Another major change since the last time KSM was arraigned is the addition of a remote location within the U.S. where press can observe the closed circuit feed. The Pentagon expects the ability for the press to watch the feed from Fort Meade in Maryland might accomodate some reporters who would otherwise want to fly to Guantanamo in person. Victims of the attacks and their families will also be able to watch remotely from Fort Meade and from a location in New York.

“The ability to have the remote sites in Fort Meade and elsewhere is really going to help allow the media to cover it, allow victim family members to watch,” Durand told TPM. “It will enhance the transparency of the operation, but it will take some of the logistics pressure off the people here, but still available to those who want to make the trip.”

Still, reporters who regularly cover Guantanamo think the increased media interest might be overwhelming.

“It’s going to be very hard,” Miami Herald reporter Carol Rosenberg told TPM on the flight back from the base.

“People who usually come to Guantanamo are foreign reporters who have no idea what it’s like, or a small band of reporters who’ve been pretty much — I don’t want to say broken down, what’s the word I’m looking for — pretty much exhausted by the experience,” said Rosenberg, a seasoned Guantanamo Bay reporter.
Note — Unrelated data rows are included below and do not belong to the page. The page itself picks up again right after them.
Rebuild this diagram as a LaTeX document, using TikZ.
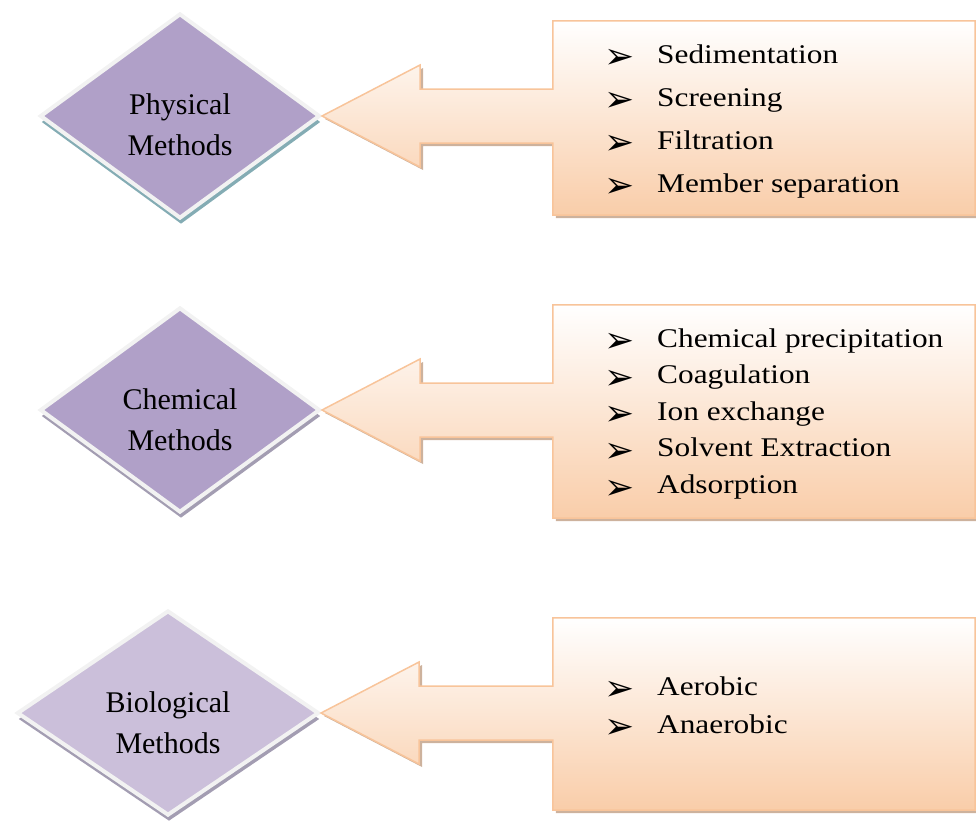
\documentclass[tikz,border=0pt]{standalone}
\usepackage{fontspec}
\setmainfont{Liberation Serif}
\newfontfamily\listfont[FakeStretch=1.16]{Liberation Serif}
\newfontfamily\bulletfont{DejaVu Sans}
\usetikzlibrary{shapes.geometric,calc,shadows}
\definecolor{diaA}{HTML}{B0A0C8}
\definecolor{diaB}{HTML}{CBBFDA}
\definecolor{diaedge}{HTML}{F2F2F2}
\definecolor{shadA}{HTML}{84ACB4}
\definecolor{shadB}{HTML}{A39DB2}
\definecolor{peach}{HTML}{F9CDA9}
\definecolor{peachedge}{HTML}{F8C49A}
\definecolor{boxshadow}{HTML}{C8AA92}
\begin{document}
\begin{tikzpicture}[x=1pt,y=-1pt,
  dia/.style={diamond, draw=diaedge, line width=4pt, inner sep=0pt,
    minimum width=280pt, minimum height=205pt},
  dtext/.style={align=center, inner sep=0pt, font=\fontsize{30}{41}\selectfont},
  boxn/.style={rectangle, inner sep=0pt, minimum width=422pt},
  callout/.style={draw=peachedge, line width=1.5pt, top color=white, bottom color=peach,
    drop shadow={shadow xshift=3pt, shadow yshift=-3pt, fill=boxshadow, opacity=0.9}},
  item/.style={anchor=base west, inner sep=0pt, font=\listfont\fontsize{27}{30}\selectfont},
  bul/.style={anchor=center, inner sep=0pt, font=\bulletfont\fontsize{36}{36}\selectfont}
]
\useasboundingbox (0,0) rectangle (976,827);

% diamonds
\node[dia, fill=diaA, drop shadow={shadow xshift=1pt, shadow yshift=-6pt, fill=shadA, opacity=1}] (d1) at (180,116) {};
\node[dia, fill=diaA, drop shadow={shadow xshift=1pt, shadow yshift=-6pt, fill=shadB, opacity=1}] (d2) at (180,410) {};
\node[dia, fill=diaB, minimum width=302pt, drop shadow={shadow xshift=1pt, shadow yshift=-6pt, fill=shadB, opacity=1}] (d3) at (168,713) {};

\node[dtext] (t1) at ($(d1.center)+(0,9)$) {Physical\\Methods};
\node[dtext] (t2) at ($(d2.center)+(0,10)$) {Chemical\\Methods};
\node[dtext] (t3) at ($(d3.center)+(0,10)$) {Biological\\Methods};

% boxes
\node[boxn, minimum height=194pt] (b1) at (764,118) {};
\node[boxn, minimum height=213pt] (b2) at (764,411.5) {};
\node[boxn, minimum height=192pt] (b3) at (764,714) {};

\foreach \b/\d in {b1/d1, b2/d2, b3/d3}{
  \path[callout] (\b.north west) -- (\b.north east) -- (\b.south east) -- (\b.south west)
    -- ($(\b.west |- \d.east)+(0,27)$) -- ($(\d.east)+(98,27)$) -- ($(\d.east)+(98,51)$)
    -- (\d.east) -- ($(\d.east)+(98,-51)$) -- ($(\d.east)+(98,-27)$)
    -- ($(\b.west |- \d.east)+(0,-27)$) -- cycle;
}

% lists
\foreach \t [count=\i] in {Sedimentation, Screening, Filtration, Member separation}{
  \node[item] (pi\i) at ({657},{63+43*(\i-1)}) {\t};
  \node[bul] (pb\i) at ({620},{59+43*(\i-1)}) {➢};
}
\foreach \t [count=\i] in {Chemical precipitation, Coagulation, Ion exchange, Solvent Extraction, Adsorption}{
  \node[item] (ci\i) at ({657},{347+36.6*(\i-1)}) {\t};
  \node[bul] (cb\i) at ({620},{343+36.6*(\i-1)}) {➢};
}
\foreach \t [count=\i] in {Aerobic, Anaerobic}{
  \node[item] (bi\i) at ({657},{695+38*(\i-1)}) {\t};
  \node[bul] (bb\i) at ({620},{691+38*(\i-1)}) {➢};
}
\end{tikzpicture}
\end{document}
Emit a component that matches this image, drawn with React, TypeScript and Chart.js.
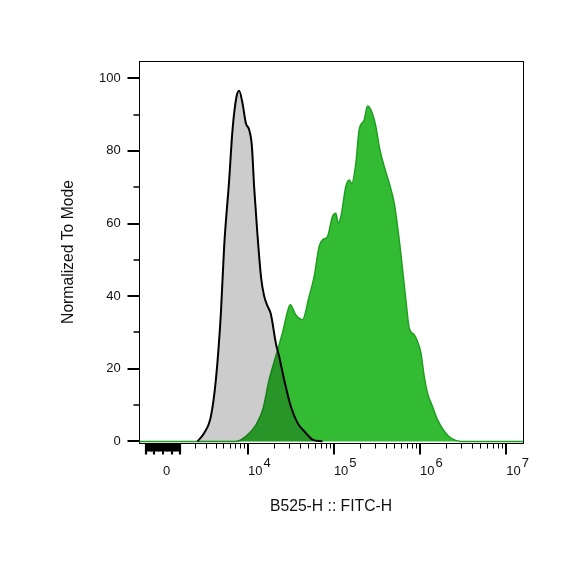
import { useEffect, useRef } from "react";
import { Chart, registerables } from "chart.js";

Chart.register(...registerables);

// Biexponential (arcsinh) display transform, in "decade" units
const BIEX_C = 2083;
const T = (v: number) => Math.log10(BIEX_C / 2) + Math.asinh(v / BIEX_C) / Math.LN10;

// Axis ranges (display units / percent of mode)
const X_MIN = 2.739;
const X_MAX = 7.194;
const Y_MIN = -0.44;
const Y_MAX = 104.76;

// X tick labels (intensity values) and exponents
const xTickValues = [0, 1e4, 1e5, 1e6, 1e7];
const xTickBase = ["0", "10", "10", "10", "10"];
const xTickExp = ["", "4", "5", "6", "7"];
const xNearZeroTicks = [-1000, -900, -800, -700, -600, -500, -400, -300, -200, -100, 100, 200, 300, 400, 500, 600, 700, 800, 900, 1000];
const xMinorMultipliers = [2, 3, 4, 5, 6, 7, 8, 9];
const xMinorDecades = [1e3, 1e4, 1e5, 1e6];

// Y ticks
const yTickValues = [0, 20, 40, 60, 80, 100];
const yMinorValues = [10, 30, 50, 70, 90];

// Stained sample (green) histogram: position in display decades, % of mode
const greenPos = [2.739, 3.863, 3.979, 4.095, 4.178, 4.249, 4.327, 4.41, 4.465, 4.493, 4.559, 4.636, 4.713, 4.771, 4.829, 4.868, 4.926, 4.984, 5.023, 5.05, 5.081, 5.139, 5.177, 5.208, 5.255, 5.293, 5.351, 5.39, 5.429, 5.487, 5.526, 5.584, 5.642, 5.7, 5.758, 5.835, 5.874, 5.932, 5.97, 6.01, 6.048, 6.086, 6.144, 6.202, 6.28, 6.358, 6.474, 7.194];
const greenVal = [0, 0, 1.4, 4.5, 9, 17, 23.5, 30.5, 36, 37.6, 34.8, 33.5, 39.9, 45.4, 53.7, 55.5, 56.4, 61.9, 62.8, 60.1, 61.9, 70.2, 72, 71.1, 76.6, 85.8, 88.5, 92.4, 91.3, 86.7, 81.2, 75.7, 71.1, 65.6, 55.5, 39.0, 31.2, 29.4, 27.5, 24.3, 17.9, 13.3, 9.6, 6.0, 2.8, 0.9, 0, 0];

// Unstained control (gray) histogram
const grayPos = [3.418, 3.495, 3.573, 3.631, 3.689, 3.727, 3.785, 3.824, 3.87, 3.901, 3.94, 3.979, 4.017, 4.049, 4.075, 4.11, 4.156, 4.191, 4.226, 4.269, 4.327, 4.365, 4.423, 4.501, 4.578, 4.675, 4.752, 4.868];
const grayVal = [0, 2.3, 6.9, 17, 35.3, 53.7, 72, 85.8, 94.9, 96.6, 93.1, 87.6, 85.8, 81.2, 70, 58, 45, 40, 37.5, 35, 27, 23.4, 17, 9.6, 5.1, 2.3, 0.5, 0];

const FONT = "'Liberation Sans', Arial, Helvetica, sans-serif";
const TITLE_SIZE = 15.7;

const flowPlugin = {
  id: "flowFrame",
  beforeDatasetsDraw(chart: any) {
    const { ctx, chartArea: a } = chart;
    ctx.save();
    ctx.strokeStyle = "#000";
    ctx.lineWidth = 1;
    const l = Math.floor(a.left) + 0.5;
    const r = Math.floor(a.right) + 0.5;
    const t = Math.floor(a.top) + 0.5;
    const b = Math.floor(a.bottom) + 0.5;
    ctx.strokeRect(l, t, r - l, b - t);
    ctx.restore();
  },
  afterDraw(chart: any) {
    const { ctx, chartArea: a, scales } = chart;
    const xs = scales.x;
    const ys = scales.y;
    ctx.save();
    ctx.strokeStyle = "#000";
    // y ticks
    const yl = Math.floor(a.left) + 0.5;
    ctx.lineWidth = 2;
    yTickValues.forEach((v) => {
      const py = Math.round(ys.getPixelForValue(v));
      ctx.beginPath();
      ctx.moveTo(yl - 12, py);
      ctx.lineTo(yl, py);
      ctx.stroke();
    });
    ctx.lineWidth = 1.5;
    yMinorValues.forEach((v) => {
      const py = Math.round(ys.getPixelForValue(v));
      ctx.beginPath();
      ctx.moveTo(yl - 6, py);
      ctx.lineTo(yl, py);
      ctx.stroke();
    });
    // x ticks
    const xb = Math.floor(a.bottom) + 0.5;
    ctx.lineWidth = 2;
    xTickValues.forEach((v) => {
      const px = Math.round(xs.getPixelForValue(T(v)));
      ctx.beginPath();
      ctx.moveTo(px, xb);
      ctx.lineTo(px, xb + 11);
      ctx.stroke();
    });
    ctx.lineWidth = 2.2;
    xNearZeroTicks.forEach((v) => {
      const px = Math.round(xs.getPixelForValue(T(v)));
      if (px < a.left) return;
      ctx.beginPath();
      ctx.moveTo(px, xb);
      ctx.lineTo(px, xb + (Math.abs(v) % 500 === 0 ? 11 : 8));
      ctx.stroke();
    });
    ctx.lineWidth = 1;
    xMinorDecades.forEach((d) => {
      xMinorMultipliers.forEach((m) => {
        const px = Math.round(xs.getPixelForValue(T(m * d))) + 0.5;
        ctx.beginPath();
        ctx.moveTo(px, xb);
        ctx.lineTo(px, xb + 5);
        ctx.stroke();
      });
    });
    // exponents of the decade labels
    ctx.fillStyle = "#111";
    ctx.font = `13px ${FONT}`;
    ctx.textAlign = "left";
    ctx.textBaseline = "middle";
    const labelMid = xs.top + 11 + 10 + 7.8;
    xTickValues.forEach((v, i) => {
      if (!xTickExp[i]) return;
      const px = xs.getPixelForValue(T(v));
      const w = ctx.measureText(xTickBase[i]).width;
      ctx.fillText(xTickExp[i], px + w + 1, labelMid - 8);
    });
    ctx.restore();
  },
};

export default function App() {
  const ref = useRef<HTMLCanvasElement>(null);
  useEffect(() => {
    const green = greenPos.map((x, i) => ({ x, y: greenVal[i] }));
    const gray = grayPos.map((x, i) => ({ x, y: grayVal[i] }));
    const chart = new Chart(ref.current!, {
      type: "line",
      data: {
        datasets: [
          {
            label: "Unstained",
            data: gray,
            order: 0,
            fill: "origin",
            backgroundColor: "rgba(0,0,0,0.2)",
            borderColor: "#000",
            borderWidth: 2,
            pointRadius: 0,
            cubicInterpolationMode: "monotone",
          },
          {
            label: "FITC",
            data: green,
            order: 1,
            fill: "origin",
            backgroundColor: "#33bb33",
            borderColor: "#1f9f1f",
            borderWidth: 1.5,
            pointRadius: 0,
            cubicInterpolationMode: "monotone",
          },
        ],
      },
      options: {
        animation: false,
        responsive: false,
        maintainAspectRatio: false,
        devicePixelRatio: 1,
        layout: { padding: { top: 61, right: 61, left: 0, bottom: 0 } },
        plugins: { legend: { display: false }, tooltip: { enabled: false } },
        scales: {
          x: {
            type: "linear",
            position: "bottom",
            min: X_MIN,
            max: X_MAX,
            afterBuildTicks: (s: any) => {
              s.ticks = xTickValues.map((v) => ({ value: T(v) }));
            },
            afterFit: (s: any) => {
              s.height = 132;
            },
            ticks: {
              autoSkip: false,
              maxRotation: 0,
              minRotation: 0,
              align: "start",
              padding: 10,
              color: "#111",
              font: { family: FONT, size: 13 },
              callback: (_v: any, i: number) => xTickBase[i],
            },
            grid: { display: false, drawTicks: true, tickLength: 11 },
            border: { display: false },
            title: {
              display: true,
              text: "B525-H :: FITC-H",
              color: "#111",
              font: { family: FONT, size: TITLE_SIZE },
              padding: { top: 0, bottom: 59.1 },
            },
          },
          y: {
            type: "linear",
            min: Y_MIN,
            max: Y_MAX,
            afterBuildTicks: (s: any) => {
              s.ticks = yTickValues.map((v) => ({ value: v }));
            },
            afterFit: (s: any) => {
              s.width = 139;
            },
            ticks: {
              padding: 6.3,
              color: "#111",
              font: { family: FONT, size: 13 },
              callback: (v: any) => String(v),
            },
            grid: { display: false, drawTicks: true, tickLength: 12 },
            border: { display: false },
            title: {
              display: true,
              text: "Normalized To Mode",
              color: "#111",
              font: { family: FONT, size: TITLE_SIZE },
              padding: { top: 58.9, bottom: 0 },
            },
          },
        },
      },
      plugins: [flowPlugin],
    } as any);
    return () => chart.destroy();
  }, []);
  return (
    <div style={{ position: "fixed", left: 0, top: 0, width: 584, height: 575, background: "#fff" }}>
      <canvas ref={ref} width={584} height={575} style={{ display: "block" }} />
    </div>
  );
}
“What the 9/11 thing will do is bring a lot of fresh faces and big egos and I don’t know how the military is going to be able to manage it,” Rosenberg said.

Pentagon officials insist everyone will be treated the same way.

“I don’t care if you write for Highlights magazine, Cat Fancy or the National Journal. Once you’re approved for travel, everyone gets treated equally,” Army Lt. Col. Todd Breasseale, a public affairs officer, told TPM. “There will be no special players.”